Accusée de crimes de guerre en Ukraine, «la Russie devra rendre des comptes»

16.03.22

Documenter les crimes de guerre imputés à la Russie et aider les Ukrainiens à conserver les preuves de ces crimes de guerre, c’est l’un des objectifs de l’Association du barreau ukrainien qui a mis en place un centre d’appel et de soutien aux victimes du conflit. Cette aide juridique doit permettre également aux Ukrainiens qui souhaitent fuir leur pays de trouver des conseils sur le droit d’asile et sur la législation des pays d’accueil. Entretien avec Anna Ogrentchouk, avocate et présidente de l’Association du barreau ukrainien.

RFI : Quel est l’objectif du centre d’appel que vous avez mis en place après le déclenchement de l’offensive russe en Ukraine ?

Anna Ogrentchouk : Après le début de l’invasion c’était le chaos : personne ne savait que faire ou à qui demander de l’aide, alors nous avons lancé notre centre d’appel. Maintenant, nous avons plus de 200 avocats qui se sont portés volontaires et nous avons déjà reçu à ce jour 700 requêtes. Il s’agit principalement de questions sur les différentes règles d’asile dans les pays frontaliers. Nous avons tout un réseau d’avocats à l’étranger qui nous aident dans plusieurs pays, en Lituanie, en Lettonie, en Pologne, en Roumanie ou en Hongrie.

Concrètement que faites-vous pour aider les Ukrainiens qui veulent quitter leur pays, qui veulent être accueillis dans les pays frontaliers et qui espèrent s’y réfugier ?

Il y a des gens qui ont perdu leurs papiers d’identité et ils nous demandent s’ils peuvent quitter le pays sans ces papiers.
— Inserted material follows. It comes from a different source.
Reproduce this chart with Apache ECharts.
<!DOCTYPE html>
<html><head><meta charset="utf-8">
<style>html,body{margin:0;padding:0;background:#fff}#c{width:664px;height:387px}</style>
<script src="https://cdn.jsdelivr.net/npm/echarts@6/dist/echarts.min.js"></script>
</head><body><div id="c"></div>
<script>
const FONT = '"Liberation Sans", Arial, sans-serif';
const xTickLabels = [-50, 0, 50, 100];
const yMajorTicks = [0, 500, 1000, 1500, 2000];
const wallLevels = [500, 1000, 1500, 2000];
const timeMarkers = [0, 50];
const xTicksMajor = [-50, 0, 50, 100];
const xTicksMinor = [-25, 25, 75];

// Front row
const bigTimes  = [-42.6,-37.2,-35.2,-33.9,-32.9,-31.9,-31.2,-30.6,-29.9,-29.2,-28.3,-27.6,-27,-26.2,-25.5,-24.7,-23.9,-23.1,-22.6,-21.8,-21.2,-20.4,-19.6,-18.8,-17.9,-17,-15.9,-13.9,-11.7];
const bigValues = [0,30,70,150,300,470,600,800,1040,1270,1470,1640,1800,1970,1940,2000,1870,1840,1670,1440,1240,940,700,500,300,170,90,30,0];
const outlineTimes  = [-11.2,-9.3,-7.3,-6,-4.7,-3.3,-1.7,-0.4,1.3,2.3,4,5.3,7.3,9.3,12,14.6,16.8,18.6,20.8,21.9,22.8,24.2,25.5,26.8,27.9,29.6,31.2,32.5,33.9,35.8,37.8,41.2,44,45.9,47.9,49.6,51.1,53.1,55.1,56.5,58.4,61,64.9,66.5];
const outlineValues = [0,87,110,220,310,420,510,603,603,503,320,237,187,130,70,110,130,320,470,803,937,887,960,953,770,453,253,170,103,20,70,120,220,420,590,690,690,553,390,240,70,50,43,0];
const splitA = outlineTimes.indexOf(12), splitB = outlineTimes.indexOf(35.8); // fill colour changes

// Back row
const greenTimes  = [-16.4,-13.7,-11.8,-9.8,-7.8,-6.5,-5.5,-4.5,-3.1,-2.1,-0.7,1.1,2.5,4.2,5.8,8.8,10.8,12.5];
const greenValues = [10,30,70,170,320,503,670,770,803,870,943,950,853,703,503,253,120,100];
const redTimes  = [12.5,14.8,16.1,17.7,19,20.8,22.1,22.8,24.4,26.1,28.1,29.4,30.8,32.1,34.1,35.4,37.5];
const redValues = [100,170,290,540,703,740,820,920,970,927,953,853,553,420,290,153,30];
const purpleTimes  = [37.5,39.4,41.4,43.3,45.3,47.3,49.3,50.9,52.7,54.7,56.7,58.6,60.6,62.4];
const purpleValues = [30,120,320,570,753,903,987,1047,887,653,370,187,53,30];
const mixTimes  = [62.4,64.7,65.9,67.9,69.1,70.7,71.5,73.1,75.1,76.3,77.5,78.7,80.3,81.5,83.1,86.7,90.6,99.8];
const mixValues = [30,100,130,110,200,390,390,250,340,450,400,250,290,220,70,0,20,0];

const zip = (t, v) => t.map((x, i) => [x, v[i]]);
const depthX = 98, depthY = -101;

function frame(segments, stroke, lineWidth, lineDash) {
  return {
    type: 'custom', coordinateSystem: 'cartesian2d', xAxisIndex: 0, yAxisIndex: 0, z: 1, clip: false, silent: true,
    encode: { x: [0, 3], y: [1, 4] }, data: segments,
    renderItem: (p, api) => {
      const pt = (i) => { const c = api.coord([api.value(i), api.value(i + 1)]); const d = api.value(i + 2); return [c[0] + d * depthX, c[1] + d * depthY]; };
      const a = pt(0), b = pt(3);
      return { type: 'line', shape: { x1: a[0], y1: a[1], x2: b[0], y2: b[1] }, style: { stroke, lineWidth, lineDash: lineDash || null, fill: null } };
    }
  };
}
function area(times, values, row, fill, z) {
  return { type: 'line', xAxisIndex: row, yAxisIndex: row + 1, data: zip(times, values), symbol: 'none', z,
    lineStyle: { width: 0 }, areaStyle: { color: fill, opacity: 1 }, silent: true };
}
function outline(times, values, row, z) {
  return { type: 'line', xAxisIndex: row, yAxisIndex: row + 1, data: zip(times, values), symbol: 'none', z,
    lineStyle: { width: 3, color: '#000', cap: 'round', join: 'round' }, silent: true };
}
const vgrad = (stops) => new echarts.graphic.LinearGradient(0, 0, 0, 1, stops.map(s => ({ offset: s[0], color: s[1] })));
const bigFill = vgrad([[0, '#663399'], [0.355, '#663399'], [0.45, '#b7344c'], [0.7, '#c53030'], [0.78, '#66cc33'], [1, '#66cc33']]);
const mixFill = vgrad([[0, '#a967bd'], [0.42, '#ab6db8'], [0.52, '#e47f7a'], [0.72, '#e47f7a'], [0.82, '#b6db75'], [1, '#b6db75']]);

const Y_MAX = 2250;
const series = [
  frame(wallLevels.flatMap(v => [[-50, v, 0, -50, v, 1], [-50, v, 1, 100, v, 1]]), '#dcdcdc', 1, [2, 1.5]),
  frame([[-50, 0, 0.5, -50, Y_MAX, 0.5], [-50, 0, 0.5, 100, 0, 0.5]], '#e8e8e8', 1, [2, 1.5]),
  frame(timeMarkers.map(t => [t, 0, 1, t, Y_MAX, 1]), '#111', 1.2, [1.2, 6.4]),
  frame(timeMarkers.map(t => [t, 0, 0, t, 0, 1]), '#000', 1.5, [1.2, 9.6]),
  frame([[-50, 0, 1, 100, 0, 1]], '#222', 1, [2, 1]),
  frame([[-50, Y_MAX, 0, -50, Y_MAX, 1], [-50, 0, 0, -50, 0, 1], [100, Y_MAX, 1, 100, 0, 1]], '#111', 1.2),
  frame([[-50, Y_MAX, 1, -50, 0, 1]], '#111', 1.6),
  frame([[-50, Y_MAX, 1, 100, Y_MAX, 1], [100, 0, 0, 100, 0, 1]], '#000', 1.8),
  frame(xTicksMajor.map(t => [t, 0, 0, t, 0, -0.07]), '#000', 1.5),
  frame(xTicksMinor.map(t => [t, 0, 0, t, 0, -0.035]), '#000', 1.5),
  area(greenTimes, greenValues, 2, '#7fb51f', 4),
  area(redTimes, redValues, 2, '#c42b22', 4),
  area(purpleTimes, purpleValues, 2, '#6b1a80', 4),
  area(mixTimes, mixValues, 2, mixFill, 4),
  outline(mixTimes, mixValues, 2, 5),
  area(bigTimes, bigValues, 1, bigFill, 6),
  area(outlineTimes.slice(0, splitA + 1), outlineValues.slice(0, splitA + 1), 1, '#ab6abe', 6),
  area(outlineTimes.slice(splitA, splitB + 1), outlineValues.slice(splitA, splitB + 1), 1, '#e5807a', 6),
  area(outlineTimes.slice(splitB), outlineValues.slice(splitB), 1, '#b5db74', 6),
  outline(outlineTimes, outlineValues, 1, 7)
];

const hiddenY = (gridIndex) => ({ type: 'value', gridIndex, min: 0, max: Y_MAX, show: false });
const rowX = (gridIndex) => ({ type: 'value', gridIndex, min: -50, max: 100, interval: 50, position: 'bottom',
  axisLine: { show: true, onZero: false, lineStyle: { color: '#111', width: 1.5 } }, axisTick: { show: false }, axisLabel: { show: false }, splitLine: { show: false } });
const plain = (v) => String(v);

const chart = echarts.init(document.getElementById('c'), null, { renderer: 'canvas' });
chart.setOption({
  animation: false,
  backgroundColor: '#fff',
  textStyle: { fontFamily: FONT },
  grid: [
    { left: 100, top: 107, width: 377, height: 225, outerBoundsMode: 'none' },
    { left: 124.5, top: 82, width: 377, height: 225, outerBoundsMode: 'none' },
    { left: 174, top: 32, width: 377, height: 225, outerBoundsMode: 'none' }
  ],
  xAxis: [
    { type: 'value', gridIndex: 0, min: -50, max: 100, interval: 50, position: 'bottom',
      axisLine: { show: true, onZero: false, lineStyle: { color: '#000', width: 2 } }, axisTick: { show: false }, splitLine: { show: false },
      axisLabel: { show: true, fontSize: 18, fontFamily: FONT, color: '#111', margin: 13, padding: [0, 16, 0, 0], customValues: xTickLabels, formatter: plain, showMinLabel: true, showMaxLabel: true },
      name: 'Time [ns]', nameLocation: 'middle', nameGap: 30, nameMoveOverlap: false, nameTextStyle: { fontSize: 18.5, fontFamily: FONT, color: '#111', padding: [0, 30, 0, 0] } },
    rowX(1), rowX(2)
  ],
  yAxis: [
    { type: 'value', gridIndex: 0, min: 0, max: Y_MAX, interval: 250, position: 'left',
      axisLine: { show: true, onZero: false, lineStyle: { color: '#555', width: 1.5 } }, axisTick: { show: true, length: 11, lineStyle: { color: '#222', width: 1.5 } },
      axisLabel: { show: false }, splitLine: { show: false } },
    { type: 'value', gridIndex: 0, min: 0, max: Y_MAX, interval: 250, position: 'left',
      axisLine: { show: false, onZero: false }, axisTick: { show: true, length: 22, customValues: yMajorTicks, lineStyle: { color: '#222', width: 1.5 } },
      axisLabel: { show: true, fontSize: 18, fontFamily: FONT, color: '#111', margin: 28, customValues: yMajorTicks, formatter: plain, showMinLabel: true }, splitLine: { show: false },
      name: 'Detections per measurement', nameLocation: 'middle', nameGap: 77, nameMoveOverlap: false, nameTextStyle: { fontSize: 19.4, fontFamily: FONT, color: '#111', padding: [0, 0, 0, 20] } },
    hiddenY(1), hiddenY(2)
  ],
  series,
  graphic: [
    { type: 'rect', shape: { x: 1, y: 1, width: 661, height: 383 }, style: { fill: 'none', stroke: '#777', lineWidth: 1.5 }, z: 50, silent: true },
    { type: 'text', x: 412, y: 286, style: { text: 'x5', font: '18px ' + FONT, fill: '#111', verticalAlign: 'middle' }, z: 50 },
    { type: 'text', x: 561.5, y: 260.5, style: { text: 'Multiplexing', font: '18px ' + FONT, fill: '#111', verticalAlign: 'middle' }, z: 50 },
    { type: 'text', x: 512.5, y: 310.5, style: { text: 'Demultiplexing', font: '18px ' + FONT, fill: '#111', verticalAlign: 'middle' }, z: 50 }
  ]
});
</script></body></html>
Ils nous posent des questions aussi pour leurs enfants ou leurs parents s’ils sont malades. Peuvent-ils quitter le pays pour raisons médicales ? C’est le genre de questions qui nous sont posées. Par exemple, nous avons apporté une aide pour l’évacuation d’enfants hospitalisés vers la Pologne.
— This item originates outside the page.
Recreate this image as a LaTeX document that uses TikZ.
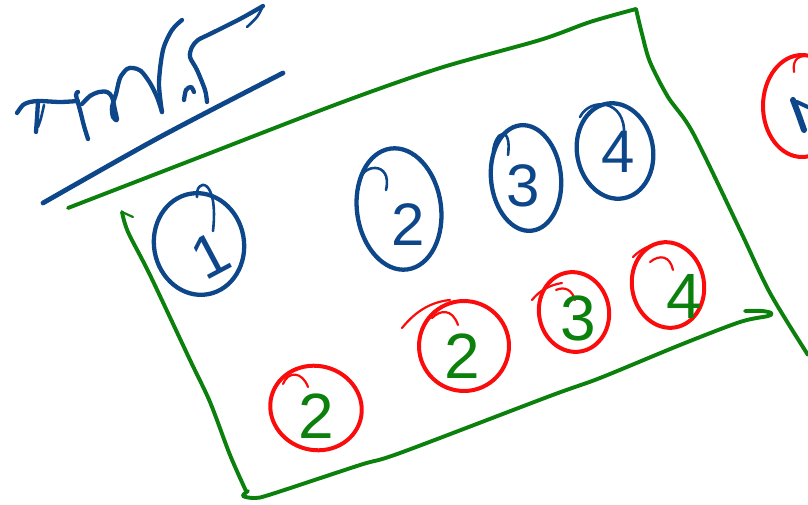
\documentclass[tikz,border=0pt]{standalone}
\usepackage{fontspec}
\setmainfont{Liberation Sans}
\definecolor{pblue}{RGB}{14,70,138}
\definecolor{pred}{RGB}{250,12,12}
\definecolor{pgreen}{RGB}{12,128,12}
\begin{document}
\begin{tikzpicture}[x=1pt,y=-1pt,line cap=round,line join=round,
  bluepen/.style={draw=pblue,line width=4.3pt},
  thinblue/.style={draw=pblue,line width=2.6pt},
  redpen/.style={draw=pred,line width=4pt},
  thinred/.style={draw=pred,line width=2.2pt},
  greenpen/.style={draw=pgreen,line width=3.9pt},
  bdigit/.style={text=pblue,font=\fontsize{60}{60}\selectfont,inner sep=0pt},
  gdigit/.style={text=pgreen,font=\fontsize{64}{64}\selectfont,inner sep=0pt}]
\useasboundingbox (0,0) rectangle (808,505);

% ---- handwritten title ----
\draw[bluepen] plot[smooth] coordinates {(17,113) (23,105) (30,102) (40,101) (60,102) (78,101)};
\draw[bluepen] plot[smooth] coordinates {(38,101) (37,118) (36,132)};
\draw[thinblue] plot[smooth] coordinates {(44,105) (41,118) (38,127)};
\draw[bluepen] plot[smooth] coordinates {(78,92) (76,95) (80,110) (84,126) (88,139)};
\draw[bluepen] plot[smooth] coordinates {(82,104) (90,96) (99,92) (107,92) (112,97) (115,110) (117,120) (113,117) (112,107) (116,94) (120,78) (127,69) (133,68) (141,71) (150,83) (157,97) (162,112)};
\draw[bluepen] plot[smooth] coordinates {(162,112) (159,83) (163,50) (172,30) (182,20)};
\draw[bluepen] plot[smooth] coordinates {(184,100) (186,90) (191,87) (194,92)};
\draw[bluepen] plot[smooth] coordinates {(207,102) (205,90) (197,70) (190,57) (192,47) (198,40) (210,34) (240,19) (263,6)};
\draw[thinblue] plot[smooth] coordinates {(263,6) (257,17) (247,27)};
\draw[draw=pblue,line width=4.8pt] plot[smooth] coordinates {(43,203) (160,137) (283,73)};

% ---- green frame ----
\draw[greenpen] plot[smooth] coordinates {(68,208) (200,157) (340,103) (440,68) (540,40) (590,22) (636,9)};
\draw[greenpen] plot[smooth] coordinates {(636,9) (642,34) (650,62) (668,97) (693,133) (740,230) (770,293) (808,355)};
\draw[greenpen] plot[smooth] coordinates {(122,212) (128,232) (150,275) (190,360) (210,402) (230,455) (246,491)};
\draw[draw=pgreen,line width=2.2pt] (122,212) -- (133,217);
\draw[greenpen] plot[smooth] coordinates {(248,491) (243,496) (255,498) (272,494) (360,465) (400,453) (550,396) (600,378) (680,345) (740,322) (768,316) (771,313) (762,311) (745,311)};

% ---- blue circles ----
\draw[bluepen] (199,244) ellipse [x radius=45pt,y radius=51pt,rotate=10];
\draw[thinblue] (197,197) .. controls (195,178) and (219,176) .. (213,231);
\node[bdigit,rotate=28] (b1) at (211,255) {1};

\draw[bluepen] (399,209) ellipse [x radius=42pt,y radius=61pt,rotate=8];
\draw[thinblue] (360,182) .. controls (360,164) and (393,160) .. (386,190);
\node[bdigit] (b2) at (408,225) {2};

\draw[bluepen] (526,178) ellipse [x radius=35pt,y radius=53pt,rotate=6];
\draw[thinblue] (493,152) .. controls (495,130) and (512,125) .. (508,155);
\node[bdigit] (b3) at (523,186) {3};

\draw[bluepen] (615,151) ellipse [x radius=38pt,y radius=48pt,rotate=10];
\draw[thinblue] (580,117) .. controls (590,97) and (626,99) .. (624,135);
\node[bdigit] (b4) at (618,152) {4};

% ---- red circles with green digits ----
\draw[redpen] (316,408) ellipse [x radius=46pt,y radius=42pt,rotate=-15];
\draw[thinred] (283,384) .. controls (288,371) and (302,371) .. (308,387);
\node[gdigit] (g1) at (316,416) {2};

\draw[redpen] (464,346) ellipse [x radius=45pt,y radius=45pt,rotate=-10];
\draw[thinred] (402,328) .. controls (415,312) and (430,302) .. (450,300);
\draw[thinred] (432,318) .. controls (440,310) and (452,308) .. (458,325);
\node[gdigit] (g2) at (462,356) {2};

\draw[redpen] (574,312) ellipse [x radius=35pt,y radius=40pt,rotate=10];
\draw[thinred] (532,300) .. controls (540,290) and (550,285) .. (562,283);
\draw[thinred] (556,290) .. controls (565,286) and (572,290) .. (575,300);
\node[gdigit] (g3) at (578,318) {3};

\draw[redpen] (668,285) ellipse [x radius=36pt,y radius=43pt,rotate=10];
\draw[thinred] (633,257) .. controls (642,248) and (652,244) .. (664,243);
\draw[thinred] (650,262) .. controls (660,254) and (670,256) .. (673,270);
\node[gdigit] (g4) at (684,296) {4};

% ---- partial circle at right edge ----
\draw[redpen] (802,106) ellipse [x radius=39pt,y radius=51pt];
\draw[thinred] (794,72) .. controls (792,58) and (800,55) .. (810,56);
\draw[draw=pblue,line width=6pt] plot[smooth] coordinates {(793,100) (798,113) (804,130)};
\draw[draw=pblue,line width=4pt] (797,102) -- (810,108);
\end{tikzpicture}
\end{document}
Votre centre d’appel s’occupe également de réunir les preuves des crimes de guerre imputés à la Russie. Quels conseils donnez-vous aux Ukrainiens qui par exemple auraient perdu leur maison ou leur entreprise à cause du conflit ?

Nous leur demandons d’avoir une attestation de propriété, d’en faire une photo, et de la garder sur leur téléphone. Si c’est possible et si ce n’est pas dangereux, nous leur demandons aussi de prendre en photo les dégâts matériels. En résumé, nous expliquons aux gens comment rassembler les preuves des destructions causées par la guerre.

Avec le procureur général d’Ukraine nous avons lancé une plate-forme internet que nous avons appelée « Crimes de guerre. » Sur cette plate-forme, très facilement, vous pouvez télécharger les photos de destruction, ajouter vos informations personnelles etc… Nous conseillons également aux victimes d’utiliser des applications qui existent déjà. Par exemple, l’application « Eye Witness Program » qui a été créée par l’Association internationale du Barreau. Cette application permet de prouver immédiatement la localisation, la date et l’heure des photos ou des vidéos. Elle permet également de prouver qu’elles sont authentiques.

Pourquoi est-ce si important de faire ce travail de documentation et de conservation des dommages provoqués par le conflit ?

Nous avons besoin de collecter ces preuves et de les protéger pour pouvoir ensuite les utiliser en justice contre la Russie. Nous sommes avocats et nous comprenons que tout cela doit être fait avec une grande précision parce que la Russie va tout contester : les autorités russes vont dire que ce ne sont pas elles qui sont responsables, mais les Ukrainiens… Il est donc très important de rassembler ces preuves de la façon la plus rigoureuse qui soit.

Vous pensez réellement qu’un jour toutes ces preuves pourront être présentées devant la justice et que la Russie répondra de ces actes ?

Je suis sûr que cela aura lieu. Nous allons utiliser toutes les possibilités légales pour poursuivre la Russie, devant la justice ukrainienne et devant la justice internationale. Tous les dommages et toutes les pertes seront prouvés, la Russie sera tenue pour responsable et devra tout dédommager. Personne ne pense comme le disent les Russes qu’il s’agit d’une « opération spéciale ». C’est une guerre et la Russie doit être tenue responsables de ses conséquences.